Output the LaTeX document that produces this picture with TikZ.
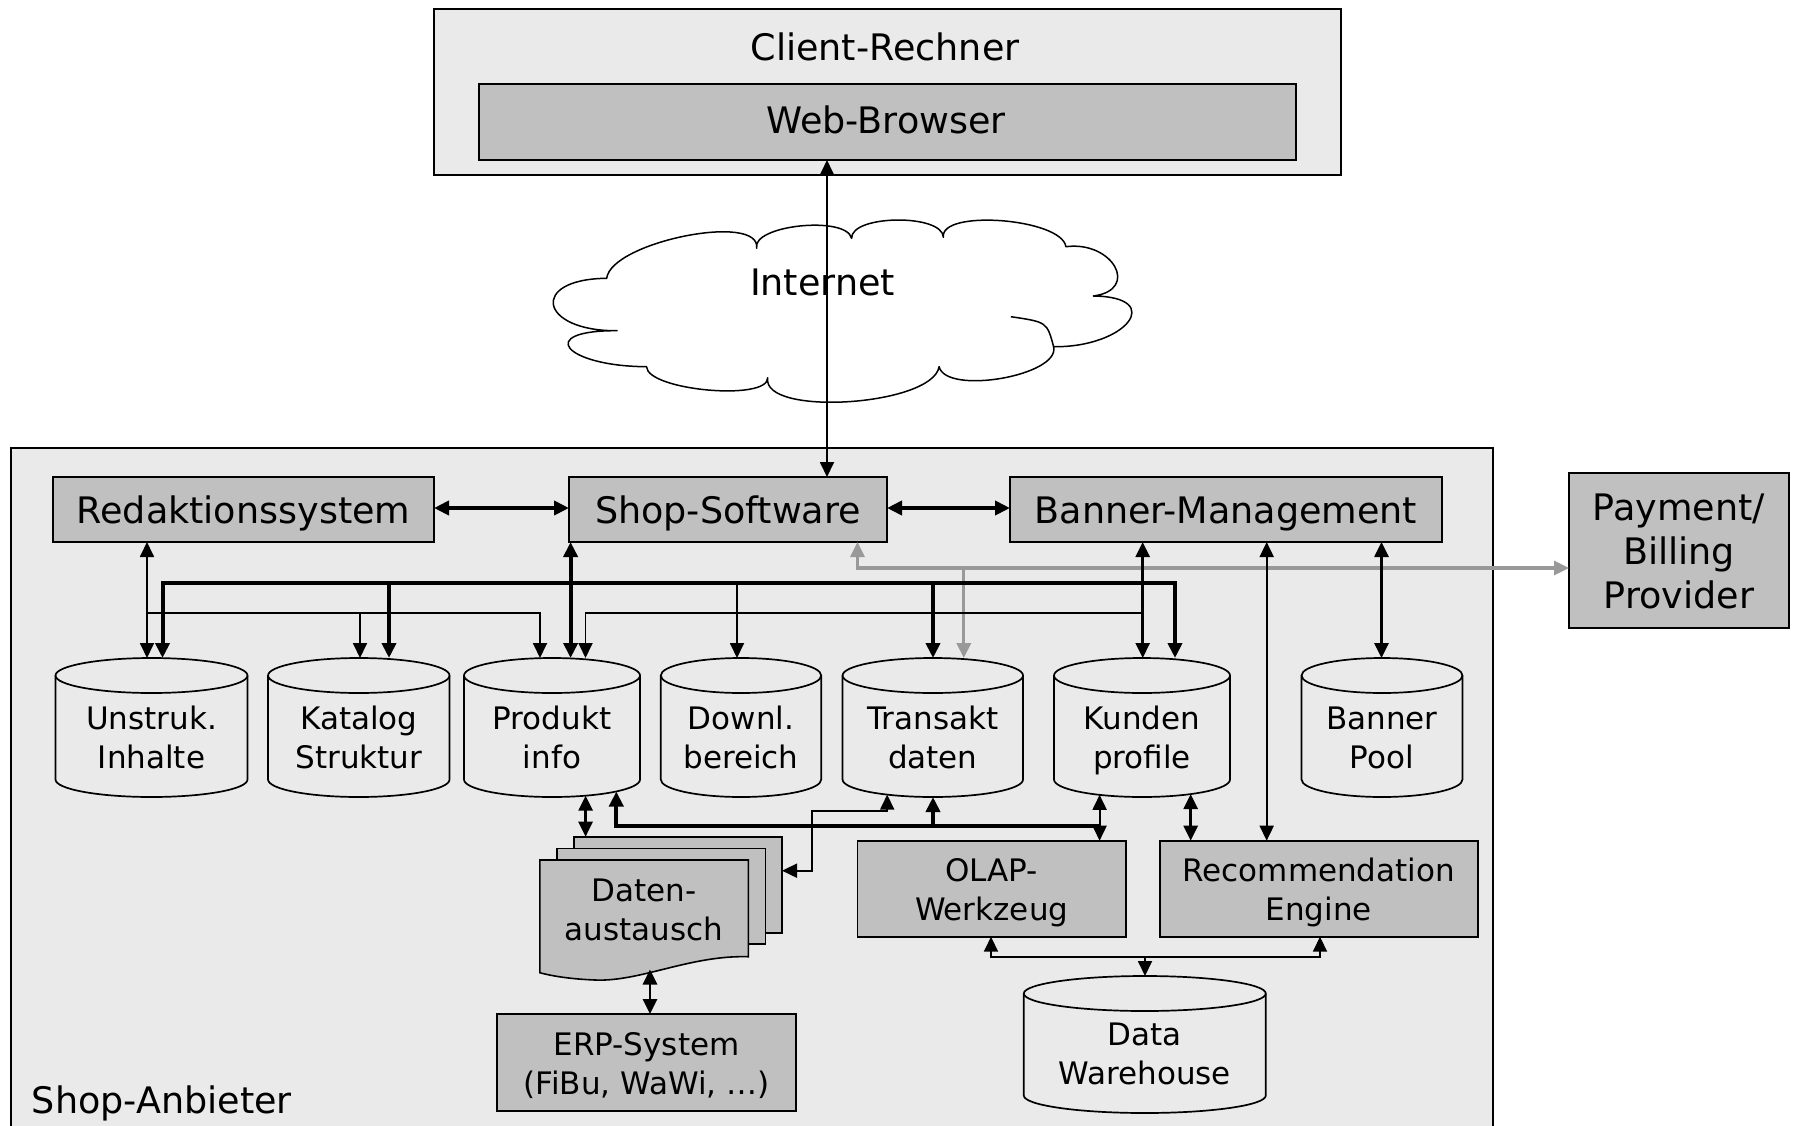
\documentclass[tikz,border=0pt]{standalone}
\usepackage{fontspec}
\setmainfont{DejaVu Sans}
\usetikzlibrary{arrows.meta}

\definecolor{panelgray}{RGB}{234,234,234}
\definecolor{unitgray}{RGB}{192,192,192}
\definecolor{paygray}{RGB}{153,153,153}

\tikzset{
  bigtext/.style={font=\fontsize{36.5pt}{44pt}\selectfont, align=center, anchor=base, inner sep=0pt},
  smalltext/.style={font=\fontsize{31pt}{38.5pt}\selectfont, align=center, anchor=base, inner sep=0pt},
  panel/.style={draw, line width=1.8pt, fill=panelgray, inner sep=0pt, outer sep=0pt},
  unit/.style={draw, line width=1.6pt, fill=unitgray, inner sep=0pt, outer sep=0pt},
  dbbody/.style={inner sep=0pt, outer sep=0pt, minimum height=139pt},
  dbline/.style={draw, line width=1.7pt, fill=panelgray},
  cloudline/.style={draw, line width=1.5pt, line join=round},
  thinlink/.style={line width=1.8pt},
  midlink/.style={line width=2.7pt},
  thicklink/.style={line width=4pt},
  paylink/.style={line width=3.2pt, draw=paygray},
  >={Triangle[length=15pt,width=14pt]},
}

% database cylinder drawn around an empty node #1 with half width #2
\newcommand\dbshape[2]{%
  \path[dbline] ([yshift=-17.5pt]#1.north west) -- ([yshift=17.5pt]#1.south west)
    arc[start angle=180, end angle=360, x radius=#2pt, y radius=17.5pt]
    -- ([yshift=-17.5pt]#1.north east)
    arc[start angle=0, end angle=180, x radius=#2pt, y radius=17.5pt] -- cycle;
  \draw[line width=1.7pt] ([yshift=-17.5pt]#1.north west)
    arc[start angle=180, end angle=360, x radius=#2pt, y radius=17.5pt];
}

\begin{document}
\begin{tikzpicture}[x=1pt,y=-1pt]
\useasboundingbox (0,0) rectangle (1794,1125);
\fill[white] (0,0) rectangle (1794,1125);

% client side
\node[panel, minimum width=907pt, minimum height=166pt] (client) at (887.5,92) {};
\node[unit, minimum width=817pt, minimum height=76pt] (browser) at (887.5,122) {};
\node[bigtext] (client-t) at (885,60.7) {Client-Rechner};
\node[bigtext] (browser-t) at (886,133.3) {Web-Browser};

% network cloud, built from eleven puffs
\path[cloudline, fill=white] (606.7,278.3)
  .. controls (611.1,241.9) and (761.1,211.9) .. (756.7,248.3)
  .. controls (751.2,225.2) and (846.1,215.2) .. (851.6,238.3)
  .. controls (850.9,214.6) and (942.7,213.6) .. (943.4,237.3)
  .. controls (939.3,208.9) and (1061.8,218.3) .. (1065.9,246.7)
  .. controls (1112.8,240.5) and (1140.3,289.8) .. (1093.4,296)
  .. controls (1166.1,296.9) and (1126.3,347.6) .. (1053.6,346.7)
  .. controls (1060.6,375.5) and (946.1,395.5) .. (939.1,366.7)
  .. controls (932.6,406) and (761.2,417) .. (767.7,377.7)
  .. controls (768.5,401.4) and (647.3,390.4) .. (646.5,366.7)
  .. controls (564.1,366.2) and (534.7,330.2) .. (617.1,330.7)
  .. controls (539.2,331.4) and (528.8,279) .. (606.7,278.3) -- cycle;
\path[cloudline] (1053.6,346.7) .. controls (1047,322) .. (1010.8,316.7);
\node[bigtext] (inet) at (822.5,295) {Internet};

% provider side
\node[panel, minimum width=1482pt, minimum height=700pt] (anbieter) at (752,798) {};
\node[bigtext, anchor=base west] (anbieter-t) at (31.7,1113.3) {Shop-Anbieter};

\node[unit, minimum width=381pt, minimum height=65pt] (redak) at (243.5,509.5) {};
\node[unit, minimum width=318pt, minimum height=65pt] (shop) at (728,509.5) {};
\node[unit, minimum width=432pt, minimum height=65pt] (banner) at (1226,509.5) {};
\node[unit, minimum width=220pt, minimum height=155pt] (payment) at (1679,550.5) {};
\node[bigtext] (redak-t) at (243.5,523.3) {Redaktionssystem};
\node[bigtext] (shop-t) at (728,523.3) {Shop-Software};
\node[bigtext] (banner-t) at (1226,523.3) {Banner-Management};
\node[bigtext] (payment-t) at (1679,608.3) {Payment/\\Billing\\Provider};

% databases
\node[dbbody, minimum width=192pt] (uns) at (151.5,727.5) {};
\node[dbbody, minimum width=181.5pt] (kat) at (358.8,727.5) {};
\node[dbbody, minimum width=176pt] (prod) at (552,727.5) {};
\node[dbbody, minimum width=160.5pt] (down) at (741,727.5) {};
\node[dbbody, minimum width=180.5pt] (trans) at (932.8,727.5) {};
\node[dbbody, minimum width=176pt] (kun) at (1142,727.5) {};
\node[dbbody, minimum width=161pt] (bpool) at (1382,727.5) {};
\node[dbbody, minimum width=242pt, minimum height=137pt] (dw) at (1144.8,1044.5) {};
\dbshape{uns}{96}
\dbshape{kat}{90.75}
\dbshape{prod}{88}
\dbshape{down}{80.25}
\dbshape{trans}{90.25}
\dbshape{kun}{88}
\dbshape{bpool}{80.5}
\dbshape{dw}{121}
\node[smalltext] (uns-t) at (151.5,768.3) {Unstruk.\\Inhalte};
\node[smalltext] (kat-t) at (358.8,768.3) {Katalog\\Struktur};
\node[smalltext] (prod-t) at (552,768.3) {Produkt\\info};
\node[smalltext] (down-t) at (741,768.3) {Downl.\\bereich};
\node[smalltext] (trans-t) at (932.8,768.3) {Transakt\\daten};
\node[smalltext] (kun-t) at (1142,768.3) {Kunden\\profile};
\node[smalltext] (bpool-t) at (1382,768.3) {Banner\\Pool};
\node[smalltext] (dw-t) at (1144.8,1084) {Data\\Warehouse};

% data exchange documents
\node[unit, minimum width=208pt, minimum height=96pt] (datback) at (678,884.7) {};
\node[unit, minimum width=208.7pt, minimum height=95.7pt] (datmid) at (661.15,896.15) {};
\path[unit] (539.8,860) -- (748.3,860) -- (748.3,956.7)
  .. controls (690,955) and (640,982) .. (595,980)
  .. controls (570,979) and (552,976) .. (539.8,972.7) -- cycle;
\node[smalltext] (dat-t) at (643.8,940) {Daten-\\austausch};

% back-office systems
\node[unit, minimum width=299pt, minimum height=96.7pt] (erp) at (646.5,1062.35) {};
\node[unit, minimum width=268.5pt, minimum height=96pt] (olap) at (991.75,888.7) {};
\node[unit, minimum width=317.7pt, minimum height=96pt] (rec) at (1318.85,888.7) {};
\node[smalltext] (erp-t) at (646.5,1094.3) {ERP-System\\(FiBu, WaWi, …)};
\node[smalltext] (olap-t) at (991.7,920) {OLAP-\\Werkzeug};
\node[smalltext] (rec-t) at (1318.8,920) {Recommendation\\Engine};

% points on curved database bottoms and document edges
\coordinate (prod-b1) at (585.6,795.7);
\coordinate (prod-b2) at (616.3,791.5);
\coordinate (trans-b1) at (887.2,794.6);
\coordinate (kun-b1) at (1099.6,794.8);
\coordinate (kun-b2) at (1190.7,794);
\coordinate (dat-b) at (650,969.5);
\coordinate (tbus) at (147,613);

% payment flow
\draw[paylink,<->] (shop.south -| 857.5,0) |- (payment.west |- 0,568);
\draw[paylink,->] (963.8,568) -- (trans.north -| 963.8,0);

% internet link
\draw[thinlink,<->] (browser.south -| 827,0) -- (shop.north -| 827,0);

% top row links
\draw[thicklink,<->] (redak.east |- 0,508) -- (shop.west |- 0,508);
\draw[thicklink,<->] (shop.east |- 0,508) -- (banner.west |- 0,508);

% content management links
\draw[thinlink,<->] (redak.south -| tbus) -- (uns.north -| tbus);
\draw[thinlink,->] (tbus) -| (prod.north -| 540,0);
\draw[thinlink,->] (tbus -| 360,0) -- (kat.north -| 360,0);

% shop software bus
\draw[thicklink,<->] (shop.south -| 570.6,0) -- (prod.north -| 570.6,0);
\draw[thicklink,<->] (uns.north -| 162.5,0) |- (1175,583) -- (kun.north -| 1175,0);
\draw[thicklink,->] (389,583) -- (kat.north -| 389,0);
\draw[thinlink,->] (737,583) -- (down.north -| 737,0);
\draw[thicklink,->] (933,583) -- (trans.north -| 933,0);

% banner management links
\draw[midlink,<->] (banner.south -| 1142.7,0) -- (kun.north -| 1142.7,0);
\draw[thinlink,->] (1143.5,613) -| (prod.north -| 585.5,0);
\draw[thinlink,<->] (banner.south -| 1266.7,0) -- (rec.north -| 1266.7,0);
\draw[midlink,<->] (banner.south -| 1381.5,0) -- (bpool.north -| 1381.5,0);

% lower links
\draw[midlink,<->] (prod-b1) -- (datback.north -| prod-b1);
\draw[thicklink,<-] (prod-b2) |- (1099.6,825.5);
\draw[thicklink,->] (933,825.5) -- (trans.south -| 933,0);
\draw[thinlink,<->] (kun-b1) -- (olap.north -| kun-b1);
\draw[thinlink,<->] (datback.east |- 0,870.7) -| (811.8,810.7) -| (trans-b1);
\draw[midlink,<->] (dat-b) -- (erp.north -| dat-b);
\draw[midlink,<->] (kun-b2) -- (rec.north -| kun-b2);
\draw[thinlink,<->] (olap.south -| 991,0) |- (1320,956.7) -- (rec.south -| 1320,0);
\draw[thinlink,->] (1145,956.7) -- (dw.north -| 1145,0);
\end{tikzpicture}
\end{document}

* * *

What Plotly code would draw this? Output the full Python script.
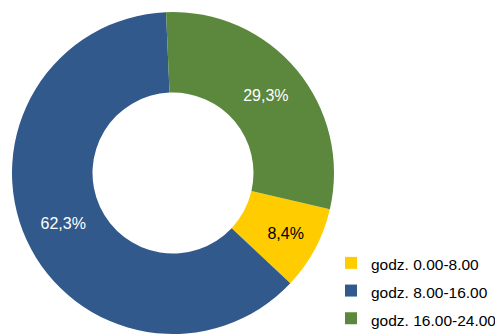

### Task prompt
Return, from the data, each line that has the word "Output" in it.

### The reply
Output the LaTeX document that produces this picture with TikZ.
What Plotly code would draw this? Output the full Python script.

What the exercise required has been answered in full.